A sequel to the last post on the Nuclear Industries site (Feb.1)
Defense One, part of the Atlantic Media Group (mission: to inform, elevate and challenge the national discourse) reports the Defense Department’s comment that the threshold hasn’t changed since the Obama administration’s own nuclear posture review in 2010, but the draft of the new review that was leaked online has caused ‘a bit of drama’ in its attempts to dispel ‘ambiguity’.
The new review gives examples of “non-nuclear strategic attacks,” Robert Soofer, deputy assistant secretary for nuclear and missile defense policy, told reporters on Thursday. “It could be catastrophic attacks against civilian populations, against infrastructure. It could be an attack using a non-nuclear weapon against our nuclear command-and-control [or] early-warning satellites. But we don’t talk about cyber.”
In his own conversation with reporters, Gen. Paul Selva (left), vice chairman of the Joint Chiefs of Staff, broadened “early warning” systems to include ones that provide “indications of warning that are important to our detection of an attack.”

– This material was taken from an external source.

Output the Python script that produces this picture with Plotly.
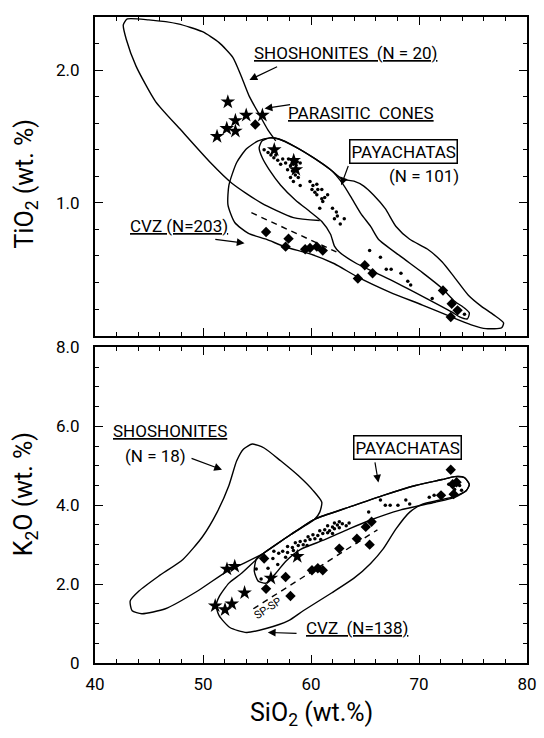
import plotly.graph_objects as go

# ================= TOP PANEL: TiO2 vs SiO2 =================
# parasitic cones (stars)
top_star_sio2 = [51.3, 52.2, 53.0, 52.3, 53.0, 54.0, 55.5, 56.6, 58.4, 58.6]
top_star_tio2 = [1.50, 1.56, 1.54, 1.76, 1.62, 1.66, 1.66, 1.40, 1.32, 1.25]

# diamonds
top_dia_sio2 = [54.84, 55.84, 57.92, 57.65, 59.46, 59.91, 60.54, 61.09, 64.98, 65.70, 64.34, 72.22, 73.03, 73.57, 72.94]
top_dia_tio2 = [1.59, 0.78, 0.73, 0.67, 0.65, 0.66, 0.67, 0.64, 0.53, 0.47, 0.43, 0.34, 0.24, 0.19, 0.14]

# Payachatas samples (small dots)
top_dot_sio2 = [55.66, 56.02, 56.29, 56.56, 56.92, 57.19, 56.74, 57.38, 57.65, 57.92, 58.28, 58.10, 58.37, 58.73,
                59.00, 57.83, 58.28, 58.55, 58.82, 58.10, 58.37, 59.00, 59.91, 60.18, 60.54, 60.09, 60.36, 60.63,
                61.00, 60.54, 61.00, 61.27, 61.54, 61.09, 60.81, 61.99, 62.35, 62.17, 62.44, 62.71, 63.08,
                65.43, 66.43, 66.97, 67.42, 68.33, 68.96, 69.23, 71.22, 74.21]
top_dot_tio2 = [1.40, 1.38, 1.36, 1.34, 1.32, 1.29, 1.36, 1.33, 1.30, 1.33, 1.32, 1.28, 1.29, 1.31,
                1.30, 1.25, 1.24, 1.21, 1.19, 1.19, 1.16, 1.13, 1.16, 1.13, 1.14, 1.10, 1.08, 1.10,
                1.10, 1.06, 1.03, 1.04, 1.06, 1.01, 0.96, 0.96, 0.93, 0.88, 0.90, 0.84, 0.88,
                0.64, 0.59, 0.50, 0.50, 0.47, 0.41, 0.38, 0.28, 0.16]

# field outlines
top_shosh_sio2 = [60.81, 58.37, 55.38, 52.67, 50.68, 47.96, 45.61, 43.80, 42.90, 42.62, 42.99, 44.98, 47.69,
                  49.95, 51.49, 52.76, 53.57, 54.30, 55.20, 56.02, 56.74]
top_shosh_tio2 = [0.867, 0.889, 1.000, 1.148, 1.304, 1.548, 1.763, 2.030, 2.230, 2.341, 2.385, 2.378, 2.348,
                  2.289, 2.207, 2.096, 1.948, 1.800, 1.667, 1.548, 1.467]

top_paya_sio2 = [55.20, 55.48, 56.20, 57.01, 58.55, 60.36, 61.90, 62.90, 63.80, 64.62, 65.52, 66.24, 68.24,
                 70.32, 72.13, 73.30, 74.21, 74.66, 74.48, 73.76, 73.03, 70.32, 67.33, 64.25, 62.62, 62.17,
                 61.81, 61.00, 59.91, 58.55, 57.19, 56.11, 55.48, 55.20]
top_paya_tio2 = [1.415, 1.467, 1.489, 1.481, 1.422, 1.333, 1.244, 1.148, 1.030, 0.919, 0.822, 0.726, 0.600,
                 0.474, 0.356, 0.259, 0.207, 0.170, 0.126, 0.141, 0.178, 0.296, 0.422, 0.541, 0.630, 0.674,
                 0.763, 0.859, 0.933, 1.022, 1.133, 1.252, 1.341, 1.415]

top_cvz_sio2 = [52.40, 53.12, 54.03, 55.11, 56.20, 57.01, 58.55, 60.36, 61.90, 62.90, 63.98, 64.89, 65.79,
                66.88, 67.87, 69.14, 70.77, 72.13, 73.30, 74.57, 75.75, 76.92, 77.83, 77.65, 76.20, 74.84,
                72.76, 70.32, 67.33, 64.25, 62.17, 59.91, 57.65, 55.84, 54.21, 52.94, 52.31, 52.40]
top_cvz_tio2 = [1.133, 1.304, 1.407, 1.467, 1.489, 1.481, 1.422, 1.333, 1.244, 1.178, 1.163, 1.126, 1.059,
                0.956, 0.822, 0.726, 0.652, 0.556, 0.437, 0.304, 0.222, 0.156, 0.096, 0.059, 0.052, 0.081,
                0.148, 0.230, 0.326, 0.444, 0.541, 0.615, 0.667, 0.726, 0.770, 0.852, 0.985, 1.133]

top_dash_sio2 = [54.48, 62.35]
top_dash_tio2 = [0.926, 0.630]

# ================= BOTTOM PANEL: K2O vs SiO2 =================
bot_star_sio2 = [51.13, 52.04, 52.67, 52.22, 52.94, 53.85, 56.29, 58.73]
bot_star_k2o = [1.45, 1.35, 1.50, 2.38, 2.45, 1.78, 2.15, 2.70]

bot_dia_sio2 = [55.66, 55.84, 57.65, 58.10, 60.09, 60.63, 61.09, 62.62, 64.25, 65.43, 65.07, 65.61,
                72.94, 72.04, 73.12, 73.48, 73.21]
bot_dia_k2o = [2.65, 1.88, 2.18, 1.70, 2.35, 2.40, 2.35, 2.90, 3.15, 3.00, 3.45, 3.58,
               4.90, 4.25, 4.53, 4.58, 4.28]

bot_dot_sio2 = [54.93, 55.38, 56.02, 56.92, 56.47, 57.01, 56.56, 57.38, 57.83, 57.83, 58.28, 58.82, 59.28,
                58.55, 59.00, 59.46, 59.91, 60.36, 59.73, 60.18, 60.63, 61.09, 61.54, 60.81, 61.27, 61.72,
                62.17, 62.62, 61.54, 61.99, 62.44, 62.90, 63.26, 62.17, 62.62, 63.53, 57.65, 58.37, 59.64,
                60.90, 61.99, 65.34, 66.43, 66.88, 67.33, 68.05, 68.78, 69.14, 70.95, 71.40, 72.76, 73.30,
                73.76, 73.94]
bot_dot_k2o = [2.38, 2.13, 2.40, 2.50, 2.65, 2.78, 2.83, 2.83, 2.80, 2.95, 2.93, 2.98, 3.00,
               3.05, 3.08, 3.10, 3.13, 3.15, 3.20, 3.25, 3.23, 3.28, 3.30, 3.35, 3.38, 3.35,
               3.40, 3.43, 3.48, 3.45, 3.50, 3.53, 3.48, 3.55, 3.58, 3.55, 2.68, 2.85, 2.98,
               3.13, 3.28, 3.83, 4.13, 4.00, 4.00, 4.00, 4.13, 4.03, 4.20, 4.25, 4.53, 4.40,
               4.50, 4.38]

bot_shosh_sio2 = [43.44, 43.26, 44.07, 45.88, 48.14, 49.95, 51.31, 52.40, 53.12, 53.76, 54.57, 55.66, 57.19,
                  58.82, 60.18, 61.00, 60.81, 60.36, 58.10, 55.57, 53.57, 52.22, 49.50, 46.52, 44.34, 43.44]
bot_shosh_k2o = [1.325, 1.575, 1.825, 2.200, 2.625, 3.200, 3.825, 4.500, 5.125, 5.425, 5.550, 5.450, 5.125,
                 4.750, 4.375, 4.075, 3.825, 3.650, 3.250, 2.775, 2.500, 2.325, 1.825, 1.375, 1.250, 1.325]

bot_cvz_sio2 = [55.57, 58.10, 60.36, 63.53, 66.70, 69.68, 72.13, 73.30, 74.21, 74.66, 74.39, 73.30, 71.86,
                70.32, 69.14, 67.87, 66.70, 65.52, 63.98, 61.90, 59.28, 57.92, 55.84, 54.03, 52.49, 51.49,
                51.22, 51.49, 52.40, 53.57, 55.57]
bot_cvz_k2o = [2.775, 3.250, 3.650, 3.950, 4.250, 4.500, 4.650, 4.725, 4.700, 4.525, 4.375, 4.225, 4.125,
               4.025, 3.825, 3.400, 2.900, 2.525, 2.150, 1.775, 1.325, 1.075, 0.875, 0.775, 0.900, 1.200,
               1.450, 1.675, 2.025, 2.275, 2.775]

bot_paya_sio2 = [55.57, 58.10, 60.36, 63.53, 66.70, 69.68, 72.13, 73.30, 74.21, 74.66, 74.39, 73.30, 71.49,
                 68.24, 65.52, 63.53, 61.27, 59.00, 57.65, 56.74, 55.84, 55.11, 54.75, 54.93, 55.57]
bot_paya_k2o = [2.775, 3.250, 3.650, 3.950, 4.250, 4.500, 4.650, 4.725, 4.700, 4.525, 4.375, 4.200, 4.075,
                3.875, 3.625, 3.400, 3.125, 2.875, 2.575, 2.275, 2.025, 2.075, 2.325, 2.625, 2.775]

bot_dash_sio2 = [54.66, 66.15]
bot_dash_k2o = [1.375, 3.375]

x_ticks = [40, 50, 60, 70, 80]
top_y_ticks = [1.0, 2.0]
top_y_labels = ["1.0", "2.0"]
bot_y_ticks = [0, 2, 4, 6, 8]
bot_y_labels = ["0", "2.0", "4.0", "6.0", "8.0"]

FONT = "Roboto, DejaVu Sans, sans-serif"
LW = 1.4

fig = go.Figure()


def outline(xs, ys, xa, ya, dash="solid"):
    fig.add_trace(go.Scatter(x=xs, y=ys, xaxis=xa, yaxis=ya, mode="lines",
                             line=dict(color="black", width=LW, dash=dash, shape="spline", smoothing=0.6),
                             hoverinfo="skip", showlegend=False))


def pts(xs, ys, xa, ya, symbol, size):
    fig.add_trace(go.Scatter(x=xs, y=ys, xaxis=xa, yaxis=ya, mode="markers",
                             marker=dict(symbol=symbol, size=size, color="black", line=dict(width=0)),
                             hoverinfo="skip", showlegend=False))


# top panel
outline(top_shosh_sio2, top_shosh_tio2, "x", "y")
outline(top_cvz_sio2, top_cvz_tio2, "x", "y")
outline(top_paya_sio2, top_paya_tio2, "x", "y")
fig.add_trace(go.Scatter(x=top_dash_sio2, y=top_dash_tio2, xaxis="x", yaxis="y", mode="lines",
                         line=dict(color="black", width=LW, dash="6px,5px"), hoverinfo="skip", showlegend=False))
pts(top_dot_sio2, top_dot_tio2, "x", "y", "circle", 3.5)
pts(top_dia_sio2, top_dia_tio2, "x", "y", "diamond", 8)
pts(top_star_sio2, top_star_tio2, "x", "y", "star", 11)

# bottom panel
outline(bot_shosh_sio2, bot_shosh_k2o, "x2", "y2")
outline(bot_cvz_sio2, bot_cvz_k2o, "x2", "y2")
outline(bot_paya_sio2, bot_paya_k2o, "x2", "y2")
fig.add_trace(go.Scatter(x=bot_dash_sio2, y=bot_dash_k2o, xaxis="x2", yaxis="y2", mode="lines",
                         line=dict(color="black", width=LW, dash="6px,5px"), hoverinfo="skip", showlegend=False))
pts(bot_dot_sio2, bot_dot_k2o, "x2", "y2", "circle", 3.5)
pts(bot_dia_sio2, bot_dia_k2o, "x2", "y2", "diamond", 8)
pts(bot_star_sio2, bot_star_k2o, "x2", "y2", "star", 11)

ann = []
LBL = 17


def label(text, x, y, xr, yr, size=LBL, box=False, angle=0):
    d = dict(text=text, x=x, y=y, xref=xr, yref=yr, showarrow=False,
             font=dict(family=FONT, size=size, color="black"), textangle=angle,
             xanchor="center", yanchor="middle")
    if box:
        d.update(bordercolor="black", borderwidth=1.5, borderpad=1, bgcolor="white")
    ann.append(d)


def arrow(x0, y0, x1, y1, xr, yr):
    ann.append(dict(text="", x=x1, y=y1, ax=x0, ay=y0, xref=xr, yref=yr, axref=xr, ayref=yr,
                    showarrow=True, arrowhead=2, arrowsize=1.3, arrowwidth=1.2, arrowcolor="black",
                    standoff=0, startstandoff=0))


# top labels
label("<u>SHOSHONITES  (N = 20)</u>", 63.2, 2.13, "x", "y")
arrow(57.0, 2.03, 54.3, 1.926, "x", "y")
label("<u>PARASITIC  CONES</u>", 64.6, 1.68, "x", "y")
arrow(58.2, 1.741, 55.7, 1.711, "x", "y")
label("PAYACHATAS", 68.6, 1.385, "x", "y", box=True)
label("(N = 101)", 70.5, 1.20, "x", "y")
arrow(63.5, 1.289, 62.8, 1.133, "x", "y")
label("<u>CVZ (N=203)</u>", 47.8, 0.822, "x", "y")
arrow(51.0, 0.726, 53.85, 0.696, "x", "y")

# bottom labels
label("<u>SHOSHONITES</u>", 46.97, 5.875, "x2", "y2")
label("(N = 18)", 45.6, 5.25, "x2", "y2")
arrow(48.8, 5.20, 51.76, 4.90, "x2", "y2")
label("PAYACHATAS", 68.9, 5.45, "x2", "y2", box=True)
arrow(65.9, 5.125, 66.24, 4.575, "x2", "y2")
label("<u>CVZ  (N=138)</u>", 64.3, 0.875, "x2", "y2")
arrow(58.8, 0.75, 56.0, 0.775, "x2", "y2")
label("SP-SP", 56.0, 1.38, "x2", "y2", size=11, angle=-33)

# axis titles
label("SiO<sub>2</sub> (wt.%)", 0.5, -0.079, "paper", "paper", size=25)
label("TiO<sub>2</sub> (wt. %)", -0.16, 0.742, "paper", "paper", size=25, angle=-90)
label("K<sub>2</sub>O (wt. %)", -0.16, 0.261, "paper", "paper", size=25, angle=-90)

axis_common = dict(showline=True, linecolor="black", linewidth=2, mirror="allticks", ticks="inside",
                   ticklen=8, tickwidth=1.4, tickcolor="black", showgrid=False, zeroline=False,
                   ticklabeloverflow="allow",
                   tickfont=dict(family=FONT, size=17, color="black"))

top_dom = [(663 - 331) / 655, 1.0]
bot_dom = [0.0, (663 - 343) / 655]

fig.update_layout(
    width=544, height=738, margin=dict(l=95, r=7, t=8, b=75),
    paper_bgcolor="white", plot_bgcolor="white", showlegend=False,
    annotations=ann,
    xaxis=dict(domain=[0, 1], anchor="y", range=[40, 80], tickvals=x_ticks, showticklabels=False,
               minor=dict(dtick=2, tick0=40, ticks="inside", ticklen=4, tickwidth=1.2, tickcolor="black",
                          showgrid=False), **axis_common),
    xaxis2=dict(domain=[0, 1], anchor="y2", range=[40, 80], tickvals=x_ticks, ticklabelstandoff=5,
                minor=dict(dtick=2, tick0=40, ticks="inside", ticklen=4, tickwidth=1.2, tickcolor="black",
                           showgrid=False), **axis_common),
    yaxis=dict(domain=top_dom, anchor="x", range=[0, 2.4], tickvals=top_y_ticks, ticktext=top_y_labels,
               ticklabelstandoff=10,
               minor=dict(dtick=0.2, tick0=0, ticks="inside", ticklen=4, tickwidth=1.2, tickcolor="black",
                          showgrid=False), **axis_common),
    yaxis2=dict(domain=bot_dom, anchor="x2", range=[0, 8], tickvals=bot_y_ticks, ticktext=bot_y_labels,
                ticklabelstandoff=10,
                minor=dict(dtick=0.5, tick0=0, ticks="inside", ticklen=4, tickwidth=1.2, tickcolor="black",
                           showgrid=False), **axis_common),
)

fig.write_html("out.html")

No matter how ambiguous language in the upcoming Nuclear Posture Review may seem, a cyber attack on U.S. infrastructure would not warrant a nuclear strike on an adversary, he said on Tuesday: “The idea that we would resort to a nuclear attack based on cyber is actually not supported by the document.”
He also emphasized, “We never said ‘cyber.’ The Defense One account interprets: “There’s a reason for that. While cyber attacks on physical infrastructure can be very dangerous, they are unlikely to kill enough people to provoke a U.S. nuclear response”.